**** SOURCE EXCERPT ****

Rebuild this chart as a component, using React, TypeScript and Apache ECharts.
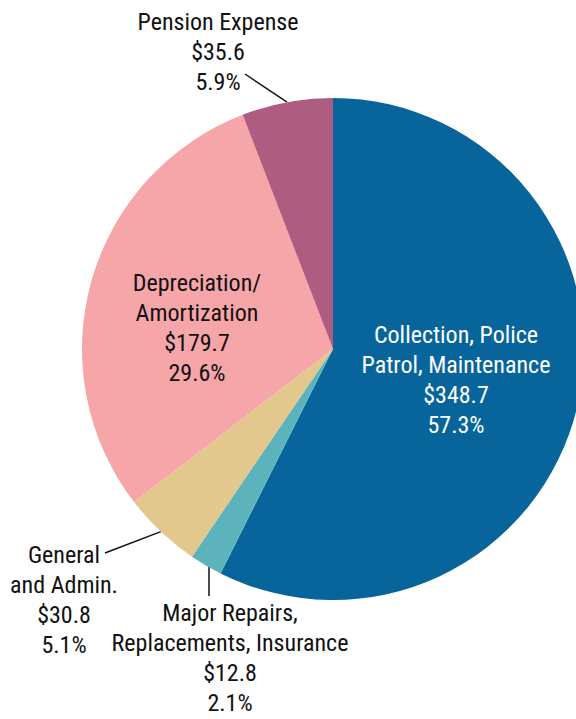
import React, { useEffect, useRef } from 'react';
import * as echarts from 'echarts';

const categories = [
  'Collection, Police\nPatrol, Maintenance',
  'Major Repairs,\nReplacements, Insurance',
  'General\nand Admin.',
  'Depreciation/\nAmortization',
  'Pension Expense',
];
const amounts = [348.7, 12.8, 30.8, 179.7, 35.6];
const percents = ['57.3%', '2.1%', '5.1%', '29.6%', '5.9%'];
const colors = ['#07659c', '#5cb3bb', '#e3c88d', '#f6a5a9', '#ae5c7f'];
const textColors = ['#ffffff', '#111111', '#111111', '#111111', '#111111'];
const insideLabel = [true, false, false, true, false];

// label block centres and leader-line end points (layout only)
const labelCenters = [[456, 380], [230, 658], [64, 600], [197, 328], [218, 52]];
const lineEnds: (number[] | null)[] = [null, [209, 596], [105, 553], null, [245, 74]];

const FONT = "'Liberation Sans Narrow', 'Arial Narrow', 'Roboto Condensed', 'DejaVu Sans Condensed', sans-serif";

export default function App() {
  const ref = useRef<HTMLDivElement>(null);
  useEffect(() => {
    if (!ref.current) return;
    const chart = echarts.init(ref.current, null, { renderer: 'svg' });
    const cx = 333, cy = 349, r = 251;
    const total = amounts.reduce((a, b) => a + b, 0);
    const data = categories.map((name, i) => ({
      name,
      value: amounts[i],
      itemStyle: { color: colors[i] },
      label: {
        position: insideLabel[i] ? 'inside' : 'outside',
        color: textColors[i],
      },
      labelLine: { show: !insideLabel[i] },
    }));
    chart.setOption({
      animation: false,
      backgroundColor: '#ffffff',
      series: [
        {
          type: 'pie',
          center: [cx, cy],
          radius: [0, r],
          startAngle: 90,
          clockwise: true,
          data,
          itemStyle: { borderWidth: 0 },
          label: {
            show: true,
            fontFamily: FONT,
            fontSize: 24,
            lineHeight: 30,
            align: 'center',
            overflow: 'none',
            formatter: (p: any) => `${p.name}\n$${p.value.toFixed(1)}\n${percents[p.dataIndex]}`,
          },
          labelLine: {
            show: true,
            lineStyle: { color: '#111111', width: 1.5 },
          },
          labelLayout: (params: any) => {
            const i = params.dataIndex;
            const [lx, ly] = labelCenters[i];
            const res: any = { x: lx, y: ly, align: 'center', verticalAlign: 'middle' };
            const end = lineEnds[i];
            if (end) {
              // leader-line start on the slice edge at its mid angle
              let before = 0;
              for (let k = 0; k < i; k++) before += amounts[k];
              const mid = ((before + amounts[i] / 2) / total) * Math.PI * 2;
              let sx = cx + r * Math.sin(mid);
              const sy = cy - r * Math.cos(mid);
              if (i === 1) sx = end[0];
              res.labelLinePoints = [[sx, sy], [end[0], end[1]], [end[0], end[1]]];
            }
            return res;
          },
        },
      ],
    });
    return () => chart.dispose();
  }, []);
  return (
    <div
      ref={ref}
      style={{ position: 'fixed', left: 0, top: 0, width: 576, height: 719 }}
    />
  );
}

****

EXERCISE: From the first line of the listing above, repeat every line through the one holding "Sans Narrow', 'Arial". Both ends count, and pictures stay out.

EXPECTED ANSWER:
Rebuild this chart as a component, using React, TypeScript and Apache ECharts.
import React, { useEffect, useRef } from 'react';
import * as echarts from 'echarts';

const categories = [
  'Collection, Police\nPatrol, Maintenance',
  'Major Repairs,\nReplacements, Insurance',
  'General\nand Admin.',
  'Depreciation/\nAmortization',
  'Pension Expense',
];
const amounts = [348.7, 12.8, 30.8, 179.7, 35.6];
const percents = ['57.3%', '2.1%', '5.1%', '29.6%', '5.9%'];
const colors = ['#07659c', '#5cb3bb', '#e3c88d', '#f6a5a9', '#ae5c7f'];
const textColors = ['#ffffff', '#111111', '#111111', '#111111', '#111111'];
const insideLabel = [true, false, false, true, false];

// label block centres and leader-line end points (layout only)
const labelCenters = [[456, 380], [230, 658], [64, 600], [197, 328], [218, 52]];
const lineEnds: (number[] | null)[] = [null, [209, 596], [105, 553], null, [245, 74]];

const FONT = "'Liberation Sans Narrow', 'Arial Narrow', 'Roboto Condensed', 'DejaVu Sans Condensed', sans-serif";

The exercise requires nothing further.